L’expulsion des étrangers sans papiers : voilà une marotte politique qui revient souvent dans la débat. Mais savez-vous ce qu’est un « CRA », où on enferme ces étranger·es ?
C’est quoi, un CRA ?
Un CRA, ou centre de rétention administrative, est un lieu d’enfermement dans lequel on place des personnes étrangères dans le but de les expulser vers leur pays d’origine. Elles ne sont pas là parce qu’ellesauraient commis un crime ou un délit,mais parce qu’elles n’ont pas de titre de séjour en règle. En gros, un CRA, c’est une sorte de prison qui ne dit pas son nom.
En France, ces centres existent depuis 1981. On en compte 25 pour environ 1500 places au total.
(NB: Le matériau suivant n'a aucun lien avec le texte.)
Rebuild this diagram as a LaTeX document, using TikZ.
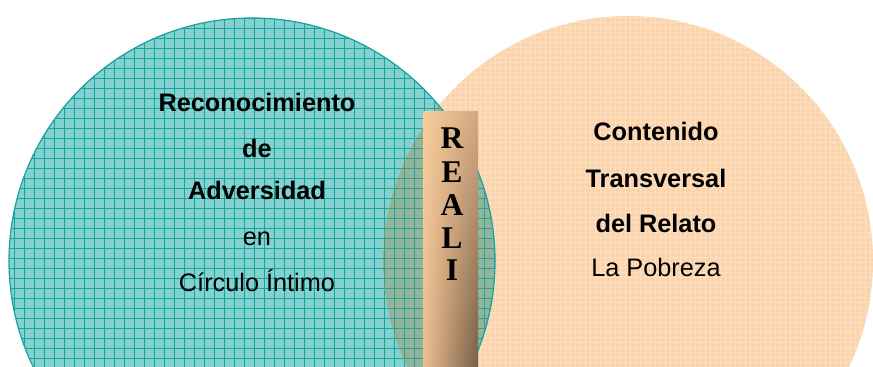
\documentclass[tikz,border=0pt]{standalone}
\usepackage{fontspec}
\setmainfont{Liberation Sans}
\newfontfamily\barfont{Liberation Serif}
\usetikzlibrary{shadings}

\definecolor{tealfill}{RGB}{132,210,208}
\definecolor{tealline}{RGB}{24,162,160}
\definecolor{peachfill}{RGB}{252,211,171}
\definecolor{mixfill}{RGB}{142,182,156}
\definecolor{mixline}{RGB}{58,154,142}
\definecolor{barUL}{RGB}{248,205,155}
\definecolor{barUR}{RGB}{208,168,128}
\definecolor{barLL}{RGB}{238,190,145}
\definecolor{barLR}{RGB}{118,94,70}

\begin{document}
\begin{tikzpicture}[
    circtext/.style={anchor=base,font=\fontsize{14.4}{17}\selectfont},
    bartext/.style={font=\barfont\bfseries\fontsize{18}{20}\selectfont}]

  \clip (0,0) rectangle (17.46,7.34);

  % left circle, teal with grid
  \fill[tealfill] (5.04,2.12) circle (4.86);
  \begin{scope}
    \clip (5.04,2.12) circle (4.86);
    \draw[tealline,line width=.42pt,step=.2,shift={(.08,-.02)}] (-1,-3) grid (11,8);
  \end{scope}

  % right circle, peach
  \fill[peachfill] (12.56,2.12) circle (4.9);
  \begin{scope}
    \clip (12.56,2.12) circle (4.9);
    \draw[white,opacity=.3,line width=.4pt,step=.1] (7,-3) grid (18,8);
  \end{scope}

  % where the two meet
  \begin{scope}
    \clip (5.04,2.12) circle (4.86);
    \fill[mixfill] (12.56,2.12) circle (4.9);
    \clip (12.56,2.12) circle (4.9);
    \draw[mixline,line width=.42pt,step=.2,shift={(.08,-.02)}] (-1,-3) grid (11,8);
  \end{scope}
  \draw[tealline,line width=.7pt] (5.04,2.12) circle (4.86);

  % the bar
  \shade[upper left=barUL,upper right=barUR,lower left=barLL,lower right=barLR]
    (8.46,0) rectangle (9.56,5.1);
  \node[bartext] (r) at (9.04,4.58) {R};
  \node[bartext] (e) at (9.04,3.90) {E};
  \node[bartext] (a) at (9.04,3.24) {A};
  \node[bartext] (l) at (9.04,2.58) {L};
  \node[bartext] (i) at (9.04,1.94) {I};

  % left texts
  \node[circtext] (reco) at (5.14,5.10) {\bfseries Reconocimiento};
  \node[circtext] (de) at (5.14,4.18) {\bfseries de};
  \node[circtext] (adv) at (5.14,3.34) {\bfseries Adversidad};
  \node[circtext] (en) at (5.14,2.42) {en};
  \node[circtext] (circ) at (5.14,1.50) {Círculo Íntimo};

  % right texts
  \node[circtext] (cont) at (13.12,4.52) {\bfseries Contenido};
  \node[circtext] (trans) at (13.12,3.58) {\bfseries Transversal};
  \node[circtext] (rel) at (13.12,2.68) {\bfseries del Relato};
  \node[circtext] (pob) at (13.12,1.80) {La Pobreza};
\end{tikzpicture}
\end{document}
Dont deux en Nouvelle-Aquitaine, à Hendaye et Bordeaux. Ce dernier est le plus petit du territoire : il compte une vingtaine de places et se trouve au sous-sol du commissariat de police.

Les conditions de rétention dans les CRA sont régulièrement jugées indignes par les associations et les élus locaux : une fois à l’intérieur, les retenu·es – c’est ainsi qu’on les appelle – peuvent se déplacer librement dans le centre mais ont l’interdiction d’en sortir. Mais surtout, aucune activité ne leur est proposée, iels passent leur temps à attendre.
Qui enferme-t-on dedans ?
Par définition, toutes les personnes en irrégularité administrative : des personnes exilées frappées par une mesure d’expulsion, souvent car le titre de séjour leur a été refusé ou est périmé. En 2021, sur les15 000 personnes qui ont été enfermées en CRA, 95 % étaient des hommes. Mais 76 enfants ont aussi été enfermés dans ces enceintes anxiogènes en France métropolitaine, bien que la Cour européenne des droits de l’Homme ait condamné 9 fois l’État français pour l’enfermement d’enfants dans des centres de rétention.
Parmi les retenus au CRA de Bordeaux en 2021, plus d’un quart sont des ressortissants algériens. Un problème d’autant plus important que l’Algérie refuse de plus en plus d’accueillir ses ressortissants visés par une obligation de quitter le territoire français (OQTF)

C’est quoi le problème avec les CRA ?
D’abord, la loi prévoit que l’enfermement soit utilisé en dernier recours. « La rétention ne devrait pas être la norme. Ce qui devrait l’être, c’est l’assignation à résidence. Mais les politiques ne sont pas dans cette logique-là », explique Soizic Chevrat, coordinatrice juridique aux CRA de Lille, Metz et Strasbourg. « C’est une logique adoptée par les politiques qui pensent qu’en enfermant de plus en plus les personnes en situation irrégulière, cela flattera l’opinion publique. » Une mesure d’autant plus contestable que selon la Cimade, en 2021, plus de la moitié des personnes retenues ont finalement été libérées. C’est-à-dire qu’ils peuvent être assignés à résidence ou remis en liberté sur le sol français.
Ensuite, les conditions d’enfermement posent question. Les centres rappellent toujours l’univers carcéral : barbelés, grillages et présence policière 24h/24. Dans les CRA, les tensions et le stress font partie des murs et des drames s’y produisent régulièrement. En mars 2021, après 17 jours d’enfermement, un homme de 27 ans est retrouvé mort dans le CRA de Bordeaux après une « surdose d’anxiolytiques et de somnifères absorbés volontairement ».
Partout, les associations telle que la Cimade pointent les conséquences graves et irréversibles d’un enfermement sur la santé physique et psychique des retenu·es, d’autant plus que la durée moyenne d’enfermement ne fait qu’augmenter. Les retenu·es du CRA ne bénéficient pas d’une équipe médicale suffisante, les personnes souffrant de maladie mentale ne sont pas suivies.